The lay person who lacks the time, inclination, training, or ability to delve into the thickets of scholarly argumentation will always be at something of a disadvantage compared to the professionals. Perhaps, though, the amateur theo-blogger has the advantage that he or she is attempting to apply theology to life outside the academic cloister–to kick the tires and see if theological concepts can do some work in the “real” world. Hopefully there’s some value in that.


2 thoughts on “Whither amateur theo-blogging?

  1. Travis

    I came across your blog a few days doing a search on Niebuhr and radical monotheism and have really enjoyed what I’ve seen so far. I have to admit that I often find myself frustrated at the esoteric nature of so much academic theology and would love to see more amateur bloggers. Wouldn’t a thriving amatuer theo-blogosphere be nice?


  2. Andy

    Personally, I think there’s at least as much, if not more, value in amateur theo-blogging (nice term, BTW) as in professional or student theo-blogging.

    Have you ever read Helmut Thielicke’s “A Little Exercise for Young Theologians”? It’s a wonderful book. Thielicke’s main point in the book is that when the people in the pews are scandalized by the theological ideas that the young theologian has brought back from the seminary, the young theologian should take their concerns seriously, even if not at face value. I think we’ve got some old theologians who could benefit from this advice too, but it’s particularly acute with the young theologians because his faith hasn’t necessarily “grown into” his newfound academic knowledge.

    It seems to me that a lot of our clergy emerge from seminary feeling unable to relate to their parishioners at a theological level, and too often, I think, they end up just abandoning the theological approach altogether.

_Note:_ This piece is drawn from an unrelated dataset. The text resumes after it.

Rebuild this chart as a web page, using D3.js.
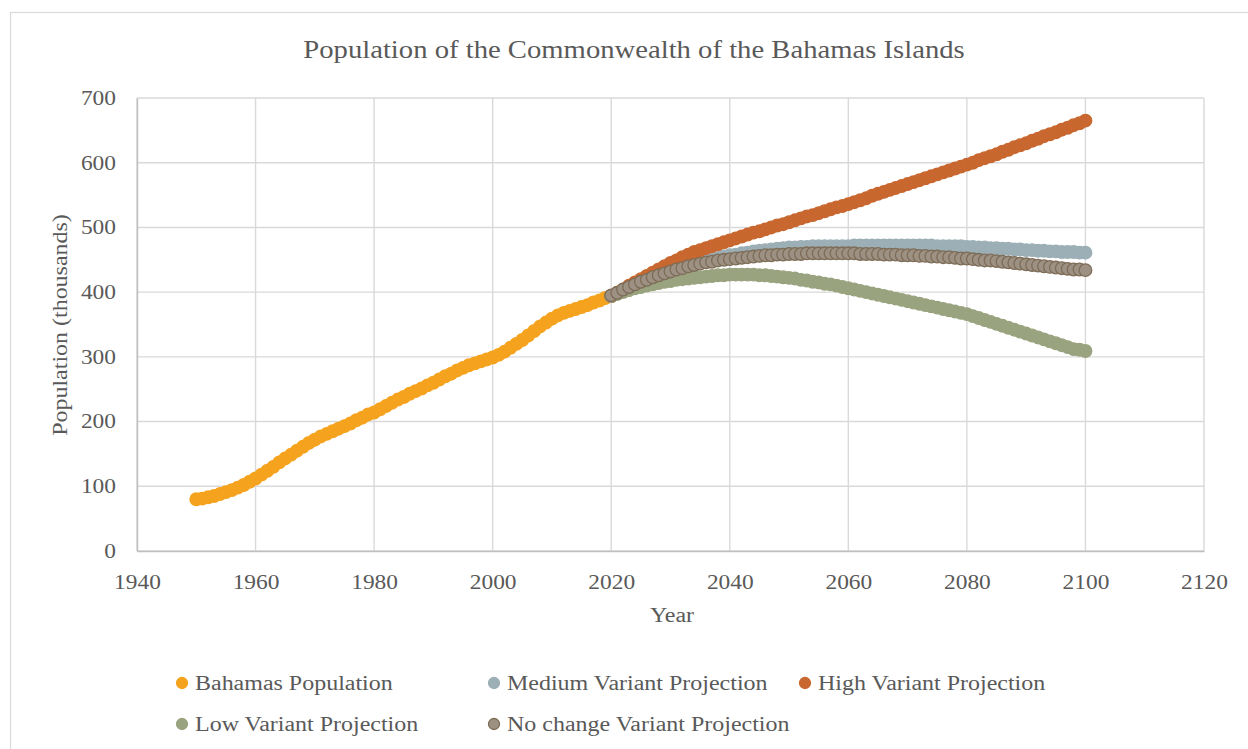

    An example: I attended a church where the head pastor was the son of a prominent seminary professor. He had been there for a while when I joined the church. Shortly after I joined he made the “Purpose Driven Life” materials a central part of the church’s orientation, and he once did a sermon series on “The Five Love Languages” — these are just two examples that illustrate his general approach to public ministry. Some time later, he put out a box of books he was clearing out of his office. I picked up an old worn copy of Gustav Aulen’s “Christus Victor”. I was startled to find it extensively underlined and annotated. What happened to the young man who made those notes and how did he become the middle-aged man who embraced pop Christianity?

    I think amateur theo-bloggers have the potential of bridging the gap between the academic ivory tower and the people in the pews. We can call bs when the academics insist that it is critical to understand the finer points of Barth’s views on election. We can also (hopefully) provide mildly curious lay people with a rough sketch of the broader aspects of Barth’s views on election and suggest why anyone would care (the latter being a question of the sort that academics tend to be hopelessly unable to comprehend, to say nothing of answer). We can offer perspective to the young student who is learning answers to questions she may not have asked until much later in life.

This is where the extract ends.